I have an issue where I am getting constant notification of events as below:
Health of Memory changed from red to green. Sensor name: Memory Device 1B 12: Uncorrectable ECC, Current state: Deassert (raw value).
I have switched memory, but socket number stayed the same, so have been in contact with server manufacturer, who have replaced the memory - same event, and replaced the motherboard with a faulty motherboard, so they put the original back in.
However looking at the IDRAC and logs etc, there are no errors showing on the hardware device.
I have tried to reset the sensor in the webclient, but this has not fixed the event.
Help please?
Thank you
Few things to try;
Hi,
Thanks for your reply.
I ran the command and still have the same 'event', also IDRAC was reset prior to the new motherboard installation, and after the original motherboard installed was reconfigured again.
The memory is fine, have run extended tests.

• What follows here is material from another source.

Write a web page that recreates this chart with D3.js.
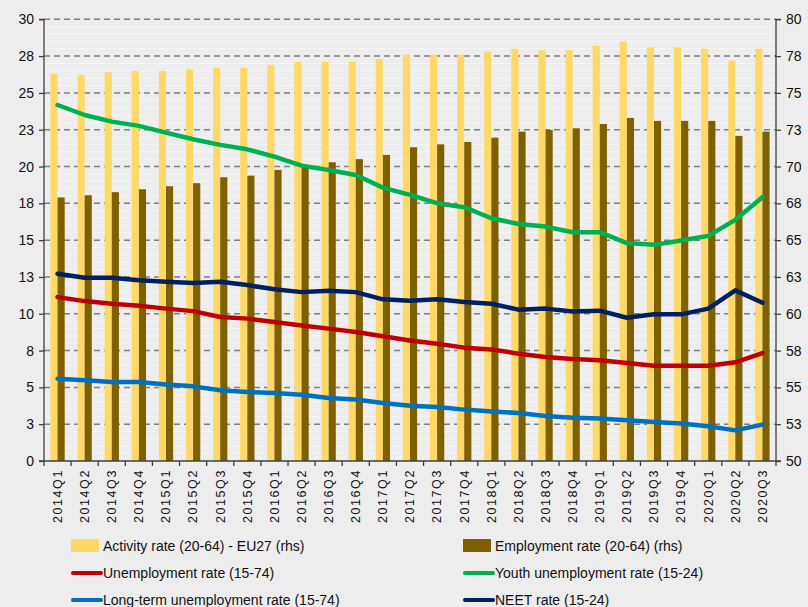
<!DOCTYPE html>
<html>
<head>
<meta charset="utf-8">
<script src="https://cdn.jsdelivr.net/npm/d3@7"></script>
<style>
  body { margin: 0; background: #ededed; }
  svg { display: block; font-family: "Liberation Sans", Arial, sans-serif; }
</style>
</head>
<body>
<div id="chart"></div>
<script>
// quarters on the x axis
const quarters = ["2014Q1","2014Q2","2014Q3","2014Q4","2015Q1","2015Q2","2015Q3","2015Q4",
  "2016Q1","2016Q2","2016Q3","2016Q4","2017Q1","2017Q2","2017Q3","2017Q4",
  "2018Q1","2018Q2","2018Q3","2018Q4","2019Q1","2019Q2","2019Q3","2019Q4",
  "2020Q1","2020Q2","2020Q3"];

// bars, right hand scale
const activityRate = [76.3,76.2,76.4,76.5,76.5,76.6,76.7,76.7,76.9,77.1,77.1,77.1,77.3,77.6,77.6,77.6,
  77.8,78.0,77.9,77.9,78.2,78.5,78.1,78.1,78.0,77.2,78.0];
const employmentRate = [67.9,68.05,68.26,68.46,68.66,68.87,69.27,69.38,69.77,70.0,70.29,70.5,70.79,71.31,71.51,71.67,
  71.96,72.37,72.48,72.6,72.89,73.3,73.1,73.1,73.1,72.08,72.37];

// lines, left hand scale
const unemploymentRate = [11.13,10.86,10.68,10.55,10.35,10.18,9.78,9.67,9.44,9.21,8.99,8.76,8.47,8.19,7.97,7.7,
  7.58,7.29,7.06,6.92,6.84,6.65,6.47,6.47,6.47,6.7,7.33];
const youthUnemployment = [24.18,23.5,23.05,22.76,22.3,21.85,21.47,21.17,20.67,20.06,19.77,19.43,18.57,18.07,17.51,17.24,
  16.49,16.1,15.92,15.54,15.54,14.8,14.68,14.97,15.29,16.38,17.92];
const longTermUnemployment = [5.59,5.48,5.36,5.36,5.19,5.07,4.8,4.68,4.62,4.5,4.28,4.17,3.94,3.76,3.67,3.49,
  3.37,3.26,3.06,2.94,2.88,2.76,2.65,2.54,2.36,2.08,2.47];
const neetRate = [12.72,12.45,12.45,12.27,12.18,12.09,12.18,11.95,11.66,11.47,11.57,11.47,10.98,10.89,10.98,10.8,
  10.68,10.28,10.35,10.16,10.21,9.73,9.96,9.96,10.35,11.59,10.75];

const leftTicks = d3.range(0, 30.01, 2.5);
const rightTicks = d3.range(50, 80.01, 2.5);

const barSeries = [
  { name: "Activity rate (20-64) - EU27 (rhs)", values: activityRate, color: "#ffd966" },
  { name: "Employment rate (20-64) (rhs)", values: employmentRate, color: "#7f6000" }
];
const lineSeries = [
  { name: "Unemployment rate (15-74)", values: unemploymentRate, color: "#c00000" },
  { name: "Youth unemployment rate (15-24)", values: youthUnemployment, color: "#00b050" },
  { name: "Long-term unemployment rate (15-74)", values: longTermUnemployment, color: "#0070c0" },
  { name: "NEET rate (15-24)", values: neetRate, color: "#002060" }
];

const width = 808, height = 607;
const plot = { left: 44, right: 776, top: 19.3, bottom: 461 };

const svg = d3.select("#chart").append("svg")
  .attr("width", width)
  .attr("height", height);

svg.append("rect").attr("width", width).attr("height", height).attr("fill", "#ededed");

const x = d3.scaleBand().domain(quarters).range([plot.left, plot.right]).paddingInner(0);
const xSub = d3.scaleBand().domain([0, 1]).range([0, x.bandwidth()]).paddingOuter(0.9);
const yL = d3.scaleLinear().domain([0, 30]).range([plot.bottom, plot.top]);
const yR = d3.scaleLinear().domain([50, 80]).range([plot.bottom, plot.top]);

// faint minor stripes
svg.append("g")
  .selectAll("line")
  .data(d3.range(0.5, 30, 0.5).filter(v => Math.abs(v / 2.5 - Math.round(v / 2.5)) > 0.01))
  .join("line")
  .attr("x1", plot.left).attr("x2", plot.right)
  .attr("y1", d => yL(d)).attr("y2", d => yL(d))
  .attr("stroke", "#f5f5f5").attr("stroke-width", 1);

// dashed gridlines
svg.append("g")
  .selectAll("line")
  .data(leftTicks.slice(1))
  .join("line")
  .attr("x1", plot.left).attr("x2", plot.right)
  .attr("y1", d => yL(d)).attr("y2", d => yL(d))
  .attr("stroke", "#808080").attr("stroke-width", 1.5)
  .attr("stroke-dasharray", "6,4");

// bars
barSeries.forEach((s, i) => {
  svg.append("g")
    .selectAll("rect")
    .data(s.values)
    .join("rect")
    .attr("x", (d, j) => x(quarters[j]) + xSub(i))
    .attr("width", xSub.bandwidth())
    .attr("y", d => yR(d))
    .attr("height", d => yR(50) - yR(d))
    .attr("fill", s.color);
});

// lines
const line = d3.line()
  .x((d, j) => x(quarters[j]) + x.bandwidth() / 2)
  .y(d => yL(d));

lineSeries.forEach(s => {
  svg.append("path")
    .datum(s.values)
    .attr("d", line)
    .attr("fill", "none")
    .attr("stroke", s.color)
    .attr("stroke-width", 4.5)
    .attr("stroke-linejoin", "round")
    .attr("stroke-linecap", "round");
});

// axes
const axisLeft = svg.append("g")
  .attr("transform", `translate(${plot.left},0)`)
  .call(d3.axisLeft(yL).tickValues(leftTicks).tickFormat(d => Math.round(d)).tickSize(5).tickPadding(5));
const axisRight = svg.append("g")
  .attr("transform", `translate(${plot.right},0)`)
  .call(d3.axisRight(yR).tickValues(rightTicks).tickFormat(d => Math.round(d)).tickSize(5).tickPadding(5));
const axisBottom = svg.append("g")
  .attr("transform", `translate(0,${plot.bottom})`)
  .call(d3.axisBottom(x).tickSize(0).tickPadding(0));

[axisLeft, axisRight].forEach(a => {
  a.select(".domain").attr("stroke", "#404040").attr("stroke-width", 1.3)
    .attr("d", `M${a === axisLeft ? -5 : 5},${plot.top}H0V${plot.bottom}H${a === axisLeft ? -5 : 5}`);
  a.selectAll(".tick line").attr("stroke", "#404040").attr("stroke-width", 1.3);
  a.selectAll("text").attr("font-size", 14).attr("fill", "#111");
});

axisBottom.select(".domain").attr("stroke", "#404040").attr("stroke-width", 1.3)
  .attr("d", `M${plot.left},0H${plot.right}`);
axisBottom.selectAll(".tick text")
  .attr("font-size", 12.5)
  .attr("letter-spacing", 1.6)
  .attr("fill", "#111")
  .attr("text-anchor", "end")
  .attr("dy", "0.35em")
  .attr("transform", "translate(0,8) rotate(-90)")
  .attr("x", 0).attr("y", 0);

// category separator ticks
axisBottom.append("g")
  .selectAll("line")
  .data(quarters.concat(["end"]))
  .join("line")
  .attr("x1", (d, j) => plot.left + j * x.step())
  .attr("x2", (d, j) => plot.left + j * x.step())
  .attr("y1", 0).attr("y2", 5)
  .attr("stroke", "#404040").attr("stroke-width", 1.3);

// legend
const legendItems = [
  { s: barSeries[0], type: "bar", col: 0, row: 0 },
  { s: barSeries[1], type: "bar", col: 1, row: 0 },
  { s: lineSeries[0], type: "line", col: 0, row: 1 },
  { s: lineSeries[1], type: "line", col: 1, row: 1 },
  { s: lineSeries[2], type: "line", col: 0, row: 2 },
  { s: lineSeries[3], type: "line", col: 1, row: 2 }
];
const legend = svg.append("g");
const colX = [71, 463], rowY = [546, 573, 600];
legendItems.forEach(it => {
  const g = legend.append("g").attr("transform", `translate(${colX[it.col]},${rowY[it.row]})`);
  if (it.type === "bar") {
    g.append("rect").attr("x", 0).attr("y", -7).attr("width", 28).attr("height", 13).attr("fill", it.s.color);
  } else {
    g.append("line").attr("x1", 2).attr("x2", 30).attr("y1", 0).attr("y2", 0)
      .attr("stroke", it.s.color).attr("stroke-width", 4).attr("stroke-linecap", "round");
  }
  g.append("text").attr("x", 32).attr("y", 0).attr("dy", "0.35em")
    .attr("font-size", 14).attr("fill", "#111").text(it.s.name);
});
</script>
</body>
</html>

As we have 6 hosts, this is the only host the error is showing up on. All are 6.0 with the same configs/hardware/bios versions.
Thanks again
What other events/errors are you seeing? I'd be pushing for the board to be replaced.
Just that on this system.
I'm waiting on a colleague to upgrade to 6.5, the manufacturer have said it is not a system fault, as there are no error logs on IDRAC TRS, so won't come out to change the board.
Tried reinstalling ESXi?
Not at this point, waiting for my colleague to update the software
As an update, my colleague rebooted the VCenter as he 'broke' it..
After doing so, I re-ran the hardware sensor reset option, and the event warnings have stopped.
I still have some other issues, however, this one has gone.
Thanks again for your help
I had a similar situation. the proposed solution by VirtualizedRob worked for me.
vmware log shows the "uncorrectable ecc" message had been appearing every 3 minutes like clockwork.
idrac on host was not indicating any error.
a) rebooted vcenter
b) uploaded latest firmware on idrac and restarted it
c) did on host: localcli hardware ipmi sel clear
Now no more "uncorrectable ecc" messages; last one was over 30 min ago.
Did not have to reboot host or guest vm.